Thursday, March 23, 2006 11:29 PM
That’s the question bouncing around my head this evening: Why write? The short answer is “Why not?”. Maybe that and “Because” are the only real answers to that question. I’ve seen lots of various answers, such as to entertain, or to tell the truth or a story or somesuch. But why do biochemists do whatever the hell it is they do? Why do runners run? There’s no real definite answer, no mystery or secret. People do what they do because that’s who they are. I’m tempted to say write for fun, but it isn’t always fun. Sometimes it’s pulling teeth, sometimes it’s
work, sometimes it’s the last damn thing you want to do.
But there is a compulsion, almost a physiological need to write, at least for me. If I don’t do it, the world doesn’t seem right, I don’t feel right, an anchor takes root in my head and starts weighing me down. I do it because I can’t NOT do it, that’s all.
Sometimes the problem isn’t writing, but keeping up with all the things in my head. You see, typing, speech, all that is poor excuse for relaying the original thoughts. As I write this sentence I’m several sentences ahead, at least in my brain, while I’m pondering a few other things in the back of mind. No big deal, lots of people, probably everyone, does that to some extent.
I read somewhere that nothing is actually written, it’s only rewritten, even if it’s the first and only draft. Event he act of writing thoughts is just another draft and of course the act of writing them down changes them, like
schrodinger’s cat.
I don’t fully understand it. Sometimes it seems like magic.
Googling the phrase “Why write?”, I come up with a few gems from
Daniel Boorstin &
Thomas Berger
Sunday, February 26, 2006 07:48 PM
Octavia Butler died yesterday. She was a science fiction writer, one of the few black ones. She was a damn good, check out
the title story from
Blood Child and other stories, which is great not only for the stories, but the included essays on writing and becoming a writer. Before I read her, I hadn’t known of any black scifi writers, so she always meant a lot to me. She was bit young when she passed, all of 58, with the full intent to keep writing. You could say she’ll be missed, but she leavea behind a wealth of excellent work for everyone.
Sleep well beautiful lady, you earned it.

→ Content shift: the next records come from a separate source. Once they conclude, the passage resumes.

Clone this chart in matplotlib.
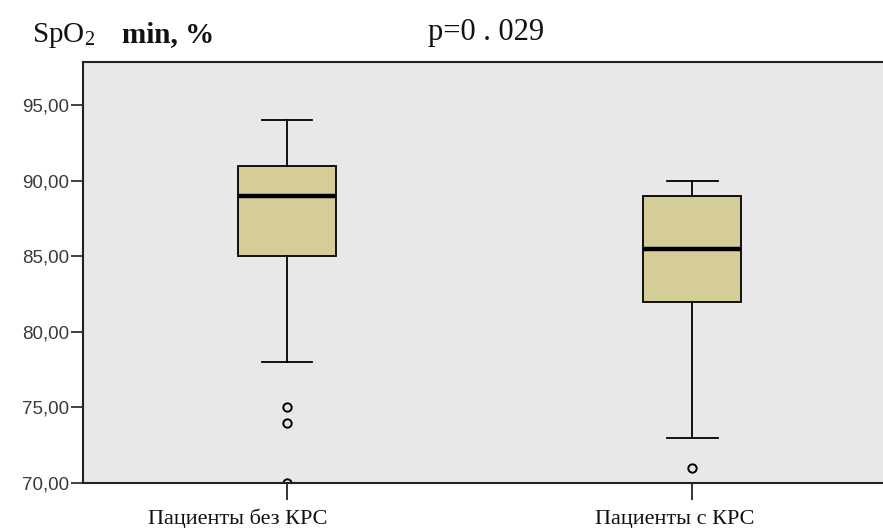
import matplotlib
matplotlib.use("Agg")
import matplotlib.pyplot as plt
from matplotlib import transforms

plt.rcParams["mathtext.fontset"] = "stix"

# summary statistics for each group
groups = ["Пациенты без КРС", "Пациенты с КРС"]
medians = [89.0, 85.5]
q1 = [85.0, 82.0]
q3 = [91.0, 89.0]
whis_low = [78.0, 73.0]
whis_high = [94.0, 90.0]
outliers = [[75.0, 74.0, 70.0], [71.0]]

y_ticks = [70, 75, 80, 85, 90, 95]
tick_labels = ["70,00", "75,00", "80,00", "85,00", "90,00", "95,00"]

box_color = "#d4cd98"
panel_color = "#e8e8e8"

stats = []
for i, name in enumerate(groups):
    stats.append(dict(label=name, med=medians[i], q1=q1[i], q3=q3[i],
                      whislo=whis_low[i], whishi=whis_high[i],
                      fliers=outliers[i]))

fig = plt.figure(figsize=(8.83, 5.28), dpi=100)
ax = fig.add_axes([83 / 883, 45 / 528, 812 / 883, 421 / 528])
ax.set_facecolor(panel_color)

positions = list(range(1, len(groups) + 1))
ax.bxp(stats, positions=positions, widths=0.242, patch_artist=True,
       boxprops=dict(facecolor=box_color, edgecolor="black", linewidth=1.3),
       medianprops=dict(color="black", linewidth=3.2),
       whiskerprops=dict(color="black", linewidth=1.3),
       capprops=dict(color="black", linewidth=1.3),
       capwidths=0.125,
       flierprops=dict(marker="o", markersize=6, markerfacecolor="none",
                       markeredgecolor="black", markeredgewidth=1.4))

ax.set_xlim(0.497, 2.5)
ax.set_ylim(70, 97.85)
ax.set_yticks(y_ticks)
ax.set_yticklabels(tick_labels, family="Liberation Sans", fontsize=13.5,
                   color="#3a3a3a")
ax.tick_params(axis="y", length=9, width=1.3, color="#333333", pad=1)
ax.set_xticks(positions)
ax.set_xticklabels([])
ax.tick_params(axis="x", length=12, width=1.1, color="black", direction="out")

for side in ["left", "bottom", "top"]:
    ax.spines[side].set_linewidth(1.5)
    ax.spines[side].set_color("#222222")
ax.spines["right"].set_visible(False)

# group names under the ticks, set slightly left of each tick
label_shift = [-49, -18]
for pos, name, dx in zip(positions, groups, label_shift):
    off = transforms.offset_copy(ax.get_xaxis_transform(), fig=fig,
                                 x=dx, y=-41, units="dots")
    ax.text(pos, 0, name, transform=off, ha="center", va="baseline",
            family="Liberation Serif", fontsize=16, color="#111111")

fig.text(32 / 883, 1 - 42 / 528, r"SpO$_{\mathregular{2}}$",
         family="Liberation Serif", fontsize=21, va="baseline", ha="left",
         color="#111111")
fig.text(122 / 883, 1 - 42 / 528, "min, %", family="Liberation Serif",
         fontsize=21, fontweight="bold", va="baseline", ha="left",
         color="#111111")
fig.text(428 / 883, 1 - 40 / 528, "p=0 . 029", family="Liberation Serif",
         fontsize=22, va="baseline", ha="left", color="#111111")

fig.savefig("out.png", dpi=100)
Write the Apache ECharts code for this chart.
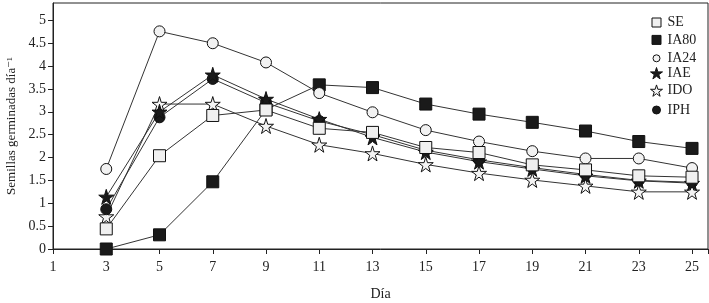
<!DOCTYPE html>
<html>
<head>
<meta charset="utf-8">
<script src="https://cdn.jsdelivr.net/npm/echarts@6/dist/echarts.min.js"></script>
<style>
  html, body { margin: 0; padding: 0; background: #fff; }
  #chart { width: 709px; height: 303px; }
</style>
</head>
<body>
<div id="chart"></div>
<script>
var dias = [3, 5, 7, 9, 11, 13, 15, 17, 19, 21, 23, 25];
var xTicks = [1, 3, 5, 7, 9, 11, 13, 15, 17, 19, 21, 23, 25];
var yTicks = [0, 0.5, 1, 1.5, 2, 2.5, 3, 3.5, 4, 4.5, 5];
var nombres = ['SE', 'IA80', 'IA24', 'IAE', 'IDO', 'IPH'];

var SE   = [0.44, 2.04, 2.92, 3.04, 2.64, 2.55, 2.22, 2.11, 1.84, 1.73, 1.60, 1.57];
var IA80 = [0.00, 0.31, 1.47, 3.05, 3.59, 3.53, 3.17, 2.95, 2.77, 2.58, 2.35, 2.20];
var IA24 = [1.75, 4.76, 4.50, 4.08, 3.41, 2.99, 2.60, 2.35, 2.14, 1.98, 1.98, 1.77];
var IAE  = [1.14, 3.00, 3.81, 3.28, 2.84, 2.44, 2.12, 1.91, 1.75, 1.60, 1.49, 1.44];
var IDO  = [0.71, 3.17, 3.17, 2.69, 2.28, 2.09, 1.85, 1.66, 1.51, 1.38, 1.25, 1.25];
var IPH  = [0.87, 2.88, 3.72, 3.20, 2.80, 2.50, 2.16, 1.95, 1.78, 1.63, 1.50, 1.46];

var star = 'path://M50,0 L61,35 L98,35 L68,57 L79,91 L50,70 L21,91 L32,57 L2,35 L39,35 Z';
var fontFam = '"Liberation Serif", "DejaVu Serif", serif';

// symbol, size on plot, fill, size in legend
var estilos = {
    SE:   ['rect', 12, '#f0f0f0', 9],
    IA80: ['rect', 12, '#1a1a1a', 9],
    IA24: ['circle', 11, '#f2f2f2', 7],
    IAE:  [star, 15, '#1a1a1a', 12],
    IDO:  [star, 15, '#f4f4f4', 12],
    IPH:  ['circle', 11, '#1a1a1a', 8]
};

function pts(arr) {
    return dias.map(function (d, i) { return [d, arr[i]]; });
}

function serie(name, arr) {
    var s = estilos[name];
    return {
        name: name,
        type: 'line',
        data: pts(arr),
        symbol: s[0],
        symbolSize: s[1],
        showAllSymbol: true,
        lineStyle: { color: '#333', width: 1 },
        itemStyle: { color: s[2], borderColor: '#111', borderWidth: 1 },
        emphasis: { disabled: true }
    };
}

// one legend per entry so each icon can keep its own size
var legends = nombres.map(function (n, i) {
    var s = estilos[n];
    return {
        orient: 'vertical',
        left: 656 - s[3] / 2,
        top: 20 + i * 17.4 - s[3] / 2,
        itemWidth: s[3],
        itemHeight: s[3],
        itemGap: 0,
        padding: 0,
        selectedMode: false,
        textStyle: { fontFamily: fontFam, fontSize: 14, color: '#222', lineHeight: s[3], padding: [0, 0, 0, 6 - s[3] / 2] },
        data: [{ name: n, icon: s[0], itemStyle: { color: s[2], borderColor: '#111', borderWidth: 1 } }]
    };
});

var myChart = echarts.init(document.getElementById('chart'));
var option = {
    animation: false,
    textStyle: { fontFamily: fontFam },
    grid: {
        left: 53, right: 1, top: 3, bottom: 54,
        outerBoundsMode: 'none', containLabel: false,
        show: true, borderColor: '#222', borderWidth: 1
    },
    legend: legends,
    xAxis: {
        type: 'value',
        min: 1,
        max: 25.6,
        interval: 2,
        name: 'Día',
        nameLocation: 'middle',
        nameGap: 38,
        nameTextStyle: { fontFamily: fontFam, fontSize: 14, color: '#222' },
        axisLine: { lineStyle: { color: '#222', width: 1 } },
        axisTick: { length: 5, lineStyle: { color: '#222' } },
        axisLabel: {
            fontFamily: fontFam, fontSize: 14, color: '#222', margin: 11,
            formatter: function (v) { return xTicks.indexOf(v) >= 0 ? String(v) : ''; }
        },
        splitLine: { show: false }
    },
    yAxis: {
        type: 'value',
        min: 0,
        max: 5.38,
        interval: 0.5,
        name: 'Semillas germinadas día⁻¹',
        nameLocation: 'middle',
        nameGap: 33,
        nameTextStyle: { fontFamily: fontFam, fontSize: 13, color: '#222' },
        axisLine: { show: true, lineStyle: { color: '#222', width: 1 } },
        axisTick: { show: true, length: 5, lineStyle: { color: '#222' } },
        axisLabel: {
            fontFamily: fontFam, fontSize: 14, color: '#222', margin: 7,
            showMaxLabel: false,
            formatter: function (v) { return yTicks.indexOf(v) >= 0 ? String(v) : ''; }
        },
        splitLine: { show: false }
    },
    series: [
        serie('IA80', IA80),
        serie('IA24', IA24),
        serie('IDO', IDO),
        serie('IPH', IPH),
        serie('IAE', IAE),
        serie('SE', SE)
    ]
};
myChart.setOption(option);
window.onresize = myChart.resize;
</script>
</body>
</html>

Saturday, July 30, 2005 08:11 PM
I miss being in love with a city. Walking it streets, surrounded by it’s people, falling in love with it’s women, knowing there’s a potential pal on the street with me and we could pop into one of those bars that are on every street, holes in the wall really, thats been owned for years by the same guy or the same couple, with the usual bar staff that don’t water down the drinks. It’s usually dark in there, with all sorts of stuff on the walls, a little dirty, a little grimey, but with character, you know.
Cities smell, both good and bad. The good smells are made by the cousins or brothers of the bar owners, cooking up the food of their people, gryos or fried rice, or Mexican or the hot dog vendor or bread and cookies, all of cooked daily, though maybe not sold daily. Sometimes it’s fresh flowers or fruits, opened up to the sidewalk.
The bad smells are dirt and pollution, concrete burned with the smell of piss from bums and drunk partiers, dank sweat and exhaustion from those who were born there and never left, no matter what their dreams were. But it’s ok, ‘cuase the bad smells make it all seem real, make the city seem alive, ‘cause you can’t love it all the time, not 24/7. No the bitch gets on your nerves sometimes, when it gets too cold or too hot, too wet or too dry, too noisy or too quiet. It’s ok. You love it because the city it sn’t your bitch, it does it’s own thing, but when you need it, when the bones ache for home, its there, a little different from years ago, but its heart still there, open wide just for you.